All of the data should be output character for character, except the pictures.
>>>>
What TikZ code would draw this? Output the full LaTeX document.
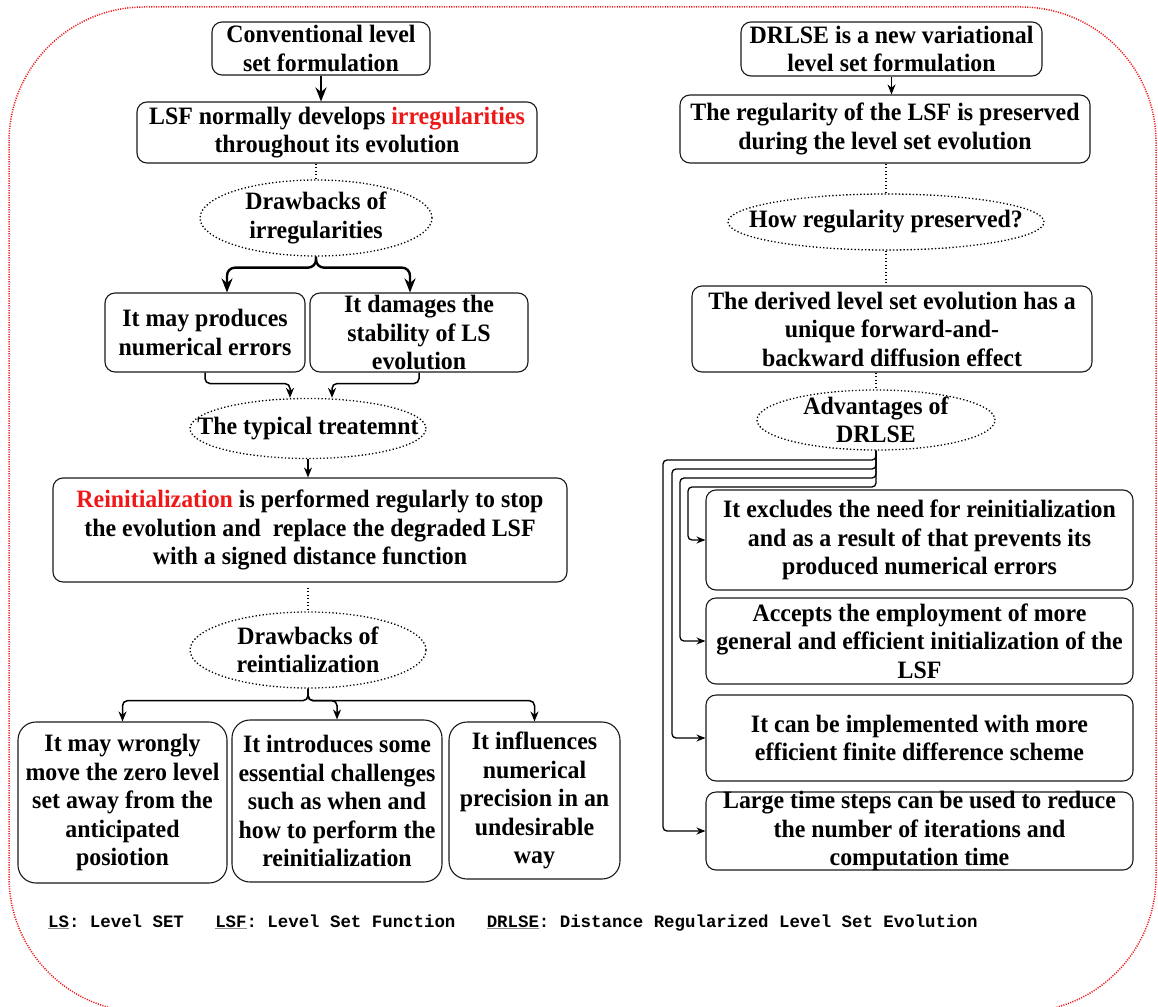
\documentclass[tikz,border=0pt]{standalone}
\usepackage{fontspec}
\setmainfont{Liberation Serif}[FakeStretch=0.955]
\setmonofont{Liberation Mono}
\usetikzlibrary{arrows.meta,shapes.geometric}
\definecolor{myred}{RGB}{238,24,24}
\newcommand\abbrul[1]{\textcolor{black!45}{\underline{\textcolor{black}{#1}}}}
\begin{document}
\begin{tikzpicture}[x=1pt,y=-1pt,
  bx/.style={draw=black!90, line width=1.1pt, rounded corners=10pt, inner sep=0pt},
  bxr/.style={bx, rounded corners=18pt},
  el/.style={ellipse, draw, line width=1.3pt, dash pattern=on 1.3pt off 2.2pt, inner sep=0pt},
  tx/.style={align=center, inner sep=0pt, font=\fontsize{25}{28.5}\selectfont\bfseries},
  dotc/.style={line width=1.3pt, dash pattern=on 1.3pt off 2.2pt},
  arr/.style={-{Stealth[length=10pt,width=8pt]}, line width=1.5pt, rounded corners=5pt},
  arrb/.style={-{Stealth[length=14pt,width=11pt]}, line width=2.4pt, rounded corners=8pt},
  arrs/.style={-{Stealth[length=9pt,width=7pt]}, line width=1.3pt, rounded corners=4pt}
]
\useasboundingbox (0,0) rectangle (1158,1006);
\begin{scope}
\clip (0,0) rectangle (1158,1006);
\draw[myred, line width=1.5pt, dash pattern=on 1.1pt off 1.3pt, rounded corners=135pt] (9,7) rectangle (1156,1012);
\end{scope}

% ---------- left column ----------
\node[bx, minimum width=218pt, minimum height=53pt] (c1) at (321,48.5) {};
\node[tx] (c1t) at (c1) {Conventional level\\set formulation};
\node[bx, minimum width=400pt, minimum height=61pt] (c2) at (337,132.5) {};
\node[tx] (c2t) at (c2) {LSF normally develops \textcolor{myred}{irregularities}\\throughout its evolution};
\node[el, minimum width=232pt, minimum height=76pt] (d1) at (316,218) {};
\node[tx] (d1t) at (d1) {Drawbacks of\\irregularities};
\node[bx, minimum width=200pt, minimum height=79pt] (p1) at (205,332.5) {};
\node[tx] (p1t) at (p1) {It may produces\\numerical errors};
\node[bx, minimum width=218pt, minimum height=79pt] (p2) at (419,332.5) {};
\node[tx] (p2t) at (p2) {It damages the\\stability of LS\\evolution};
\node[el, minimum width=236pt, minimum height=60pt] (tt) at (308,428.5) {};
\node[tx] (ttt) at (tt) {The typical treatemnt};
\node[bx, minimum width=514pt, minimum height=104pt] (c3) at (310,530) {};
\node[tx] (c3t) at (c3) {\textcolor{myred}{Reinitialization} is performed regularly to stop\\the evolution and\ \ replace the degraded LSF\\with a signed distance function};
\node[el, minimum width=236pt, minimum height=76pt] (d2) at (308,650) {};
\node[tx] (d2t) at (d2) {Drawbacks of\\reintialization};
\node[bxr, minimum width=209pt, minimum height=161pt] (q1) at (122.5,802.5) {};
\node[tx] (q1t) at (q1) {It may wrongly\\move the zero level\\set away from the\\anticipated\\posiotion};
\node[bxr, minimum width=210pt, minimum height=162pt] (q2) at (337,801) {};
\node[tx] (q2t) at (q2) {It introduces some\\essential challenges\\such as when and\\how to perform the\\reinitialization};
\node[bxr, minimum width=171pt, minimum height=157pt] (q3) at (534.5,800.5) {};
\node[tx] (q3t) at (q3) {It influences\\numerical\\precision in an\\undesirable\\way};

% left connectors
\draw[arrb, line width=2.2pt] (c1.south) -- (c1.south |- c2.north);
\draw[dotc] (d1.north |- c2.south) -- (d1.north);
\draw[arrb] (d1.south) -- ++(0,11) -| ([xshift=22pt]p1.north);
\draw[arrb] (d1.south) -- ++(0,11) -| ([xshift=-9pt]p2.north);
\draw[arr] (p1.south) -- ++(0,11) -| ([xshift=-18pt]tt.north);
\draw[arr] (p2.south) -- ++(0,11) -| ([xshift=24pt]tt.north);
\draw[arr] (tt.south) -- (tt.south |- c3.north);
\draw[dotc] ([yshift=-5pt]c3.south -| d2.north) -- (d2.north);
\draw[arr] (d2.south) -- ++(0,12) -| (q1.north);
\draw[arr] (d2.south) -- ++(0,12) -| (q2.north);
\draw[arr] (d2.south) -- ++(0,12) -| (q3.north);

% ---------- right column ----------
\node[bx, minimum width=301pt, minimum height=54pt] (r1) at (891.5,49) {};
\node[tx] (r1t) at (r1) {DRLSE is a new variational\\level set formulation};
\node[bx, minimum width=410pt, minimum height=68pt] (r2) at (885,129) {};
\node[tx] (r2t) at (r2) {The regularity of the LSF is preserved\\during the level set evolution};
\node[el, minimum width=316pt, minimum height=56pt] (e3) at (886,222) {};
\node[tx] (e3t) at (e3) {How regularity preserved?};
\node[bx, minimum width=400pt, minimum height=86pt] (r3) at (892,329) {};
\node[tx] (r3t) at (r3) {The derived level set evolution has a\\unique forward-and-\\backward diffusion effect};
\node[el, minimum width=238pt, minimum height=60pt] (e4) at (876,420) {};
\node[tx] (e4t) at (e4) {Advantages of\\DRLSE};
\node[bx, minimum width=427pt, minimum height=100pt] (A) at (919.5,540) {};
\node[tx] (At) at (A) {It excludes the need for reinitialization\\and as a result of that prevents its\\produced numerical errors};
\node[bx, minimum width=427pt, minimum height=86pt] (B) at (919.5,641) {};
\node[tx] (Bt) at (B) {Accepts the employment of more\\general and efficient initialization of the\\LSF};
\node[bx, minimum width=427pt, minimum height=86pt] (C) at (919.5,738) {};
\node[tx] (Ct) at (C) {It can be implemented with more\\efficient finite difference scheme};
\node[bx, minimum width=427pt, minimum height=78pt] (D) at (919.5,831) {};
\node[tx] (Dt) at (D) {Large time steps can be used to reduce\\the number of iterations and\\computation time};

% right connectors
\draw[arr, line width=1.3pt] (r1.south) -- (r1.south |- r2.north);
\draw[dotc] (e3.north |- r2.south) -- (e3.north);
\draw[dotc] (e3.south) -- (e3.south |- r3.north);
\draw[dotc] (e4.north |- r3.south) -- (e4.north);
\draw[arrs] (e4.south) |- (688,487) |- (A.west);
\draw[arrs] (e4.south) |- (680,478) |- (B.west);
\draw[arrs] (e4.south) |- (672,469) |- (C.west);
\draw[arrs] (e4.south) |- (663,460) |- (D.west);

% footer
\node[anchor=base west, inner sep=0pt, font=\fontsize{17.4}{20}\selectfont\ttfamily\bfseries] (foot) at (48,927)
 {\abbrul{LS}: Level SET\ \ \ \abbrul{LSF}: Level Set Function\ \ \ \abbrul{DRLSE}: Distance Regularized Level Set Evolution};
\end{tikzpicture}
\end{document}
<<<<
## [Worked answer]
What TikZ code would draw this? Output the full LaTeX document.
\documentclass[tikz,border=0pt]{standalone}
\usepackage{fontspec}
\setmainfont{Liberation Serif}[FakeStretch=0.955]
\setmonofont{Liberation Mono}
\usetikzlibrary{arrows.meta,shapes.geometric}
\definecolor{myred}{RGB}{238,24,24}
\newcommand\abbrul[1]{\textcolor{black!45}{\underline{\textcolor{black}{#1}}}}
\begin{document}
\begin{tikzpicture}[x=1pt,y=-1pt,
  bx/.style={draw=black!90, line width=1.1pt, rounded corners=10pt, inner sep=0pt},
  bxr/.style={bx, rounded corners=18pt},
  el/.style={ellipse, draw, line width=1.3pt, dash pattern=on 1.3pt off 2.2pt, inner sep=0pt},
  tx/.style={align=center, inner sep=0pt, font=\fontsize{25}{28.5}\selectfont\bfseries},
  dotc/.style={line width=1.3pt, dash pattern=on 1.3pt off 2.2pt},
  arr/.style={-{Stealth[length=10pt,width=8pt]}, line width=1.5pt, rounded corners=5pt},
  arrb/.style={-{Stealth[length=14pt,width=11pt]}, line width=2.4pt, rounded corners=8pt},
  arrs/.style={-{Stealth[length=9pt,width=7pt]}, line width=1.3pt, rounded corners=4pt}
]
\useasboundingbox (0,0) rectangle (1158,1006);
\begin{scope}
\clip (0,0) rectangle (1158,1006);
\draw[myred, line width=1.5pt, dash pattern=on 1.1pt off 1.3pt, rounded corners=135pt] (9,7) rectangle (1156,1012);
\end{scope}

% ---------- left column ----------
\node[bx, minimum width=218pt, minimum height=53pt] (c1) at (321,48.5) {};
\node[tx] (c1t) at (c1) {Conventional level\\set formulation};
\node[bx, minimum width=400pt, minimum height=61pt] (c2) at (337,132.5) {};
\node[tx] (c2t) at (c2) {LSF normally develops \textcolor{myred}{irregularities}\\throughout its evolution};
\node[el, minimum width=232pt, minimum height=76pt] (d1) at (316,218) {};
\node[tx] (d1t) at (d1) {Drawbacks of\\irregularities};
\node[bx, minimum width=200pt, minimum height=79pt] (p1) at (205,332.5) {};
\node[tx] (p1t) at (p1) {It may produces\\numerical errors};
\node[bx, minimum width=218pt, minimum height=79pt] (p2) at (419,332.5) {};
\node[tx] (p2t) at (p2) {It damages the\\stability of LS\\evolution};
\node[el, minimum width=236pt, minimum height=60pt] (tt) at (308,428.5) {};
\node[tx] (ttt) at (tt) {The typical treatemnt};
\node[bx, minimum width=514pt, minimum height=104pt] (c3) at (310,530) {};
\node[tx] (c3t) at (c3) {\textcolor{myred}{Reinitialization} is performed regularly to stop\\the evolution and\ \ replace the degraded LSF\\with a signed distance function};
\node[el, minimum width=236pt, minimum height=76pt] (d2) at (308,650) {};
\node[tx] (d2t) at (d2) {Drawbacks of\\reintialization};
\node[bxr, minimum width=209pt, minimum height=161pt] (q1) at (122.5,802.5) {};
\node[tx] (q1t) at (q1) {It may wrongly\\move the zero level\\set away from the\\anticipated\\posiotion};
\node[bxr, minimum width=210pt, minimum height=162pt] (q2) at (337,801) {};
\node[tx] (q2t) at (q2) {It introduces some\\essential challenges\\such as when and\\how to perform the\\reinitialization};
\node[bxr, minimum width=171pt, minimum height=157pt] (q3) at (534.5,800.5) {};
\node[tx] (q3t) at (q3) {It influences\\numerical\\precision in an\\undesirable\\way};

% left connectors
\draw[arrb, line width=2.2pt] (c1.south) -- (c1.south |- c2.north);
\draw[dotc] (d1.north |- c2.south) -- (d1.north);
\draw[arrb] (d1.south) -- ++(0,11) -| ([xshift=22pt]p1.north);
\draw[arrb] (d1.south) -- ++(0,11) -| ([xshift=-9pt]p2.north);
\draw[arr] (p1.south) -- ++(0,11) -| ([xshift=-18pt]tt.north);
\draw[arr] (p2.south) -- ++(0,11) -| ([xshift=24pt]tt.north);
\draw[arr] (tt.south) -- (tt.south |- c3.north);
\draw[dotc] ([yshift=-5pt]c3.south -| d2.north) -- (d2.north);
\draw[arr] (d2.south) -- ++(0,12) -| (q1.north);
\draw[arr] (d2.south) -- ++(0,12) -| (q2.north);
\draw[arr] (d2.south) -- ++(0,12) -| (q3.north);

% ---------- right column ----------
\node[bx, minimum width=301pt, minimum height=54pt] (r1) at (891.5,49) {};
\node[tx] (r1t) at (r1) {DRLSE is a new variational\\level set formulation};
\node[bx, minimum width=410pt, minimum height=68pt] (r2) at (885,129) {};
\node[tx] (r2t) at (r2) {The regularity of the LSF is preserved\\during the level set evolution};
\node[el, minimum width=316pt, minimum height=56pt] (e3) at (886,222) {};
\node[tx] (e3t) at (e3) {How regularity preserved?};
\node[bx, minimum width=400pt, minimum height=86pt] (r3) at (892,329) {};
\node[tx] (r3t) at (r3) {The derived level set evolution has a\\unique forward-and-\\backward diffusion effect};
\node[el, minimum width=238pt, minimum height=60pt] (e4) at (876,420) {};
\node[tx] (e4t) at (e4) {Advantages of\\DRLSE};
\node[bx, minimum width=427pt, minimum height=100pt] (A) at (919.5,540) {};
\node[tx] (At) at (A) {It excludes the need for reinitialization\\and as a result of that prevents its\\produced numerical errors};
\node[bx, minimum width=427pt, minimum height=86pt] (B) at (919.5,641) {};
\node[tx] (Bt) at (B) {Accepts the employment of more\\general and efficient initialization of the\\LSF};
\node[bx, minimum width=427pt, minimum height=86pt] (C) at (919.5,738) {};
\node[tx] (Ct) at (C) {It can be implemented with more\\efficient finite difference scheme};
\node[bx, minimum width=427pt, minimum height=78pt] (D) at (919.5,831) {};
\node[tx] (Dt) at (D) {Large time steps can be used to reduce\\the number of iterations and\\computation time};

% right connectors
\draw[arr, line width=1.3pt] (r1.south) -- (r1.south |- r2.north);
\draw[dotc] (e3.north |- r2.south) -- (e3.north);
\draw[dotc] (e3.south) -- (e3.south |- r3.north);
\draw[dotc] (e4.north |- r3.south) -- (e4.north);
\draw[arrs] (e4.south) |- (688,487) |- (A.west);
\draw[arrs] (e4.south) |- (680,478) |- (B.west);
\draw[arrs] (e4.south) |- (672,469) |- (C.west);
\draw[arrs] (e4.south) |- (663,460) |- (D.west);

% footer
\node[anchor=base west, inner sep=0pt, font=\fontsize{17.4}{20}\selectfont\ttfamily\bfseries] (foot) at (48,927)
 {\abbrul{LS}: Level SET\ \ \ \abbrul{LSF}: Level Set Function\ \ \ \abbrul{DRLSE}: Distance Regularized Level Set Evolution};
\end{tikzpicture}
\end{document}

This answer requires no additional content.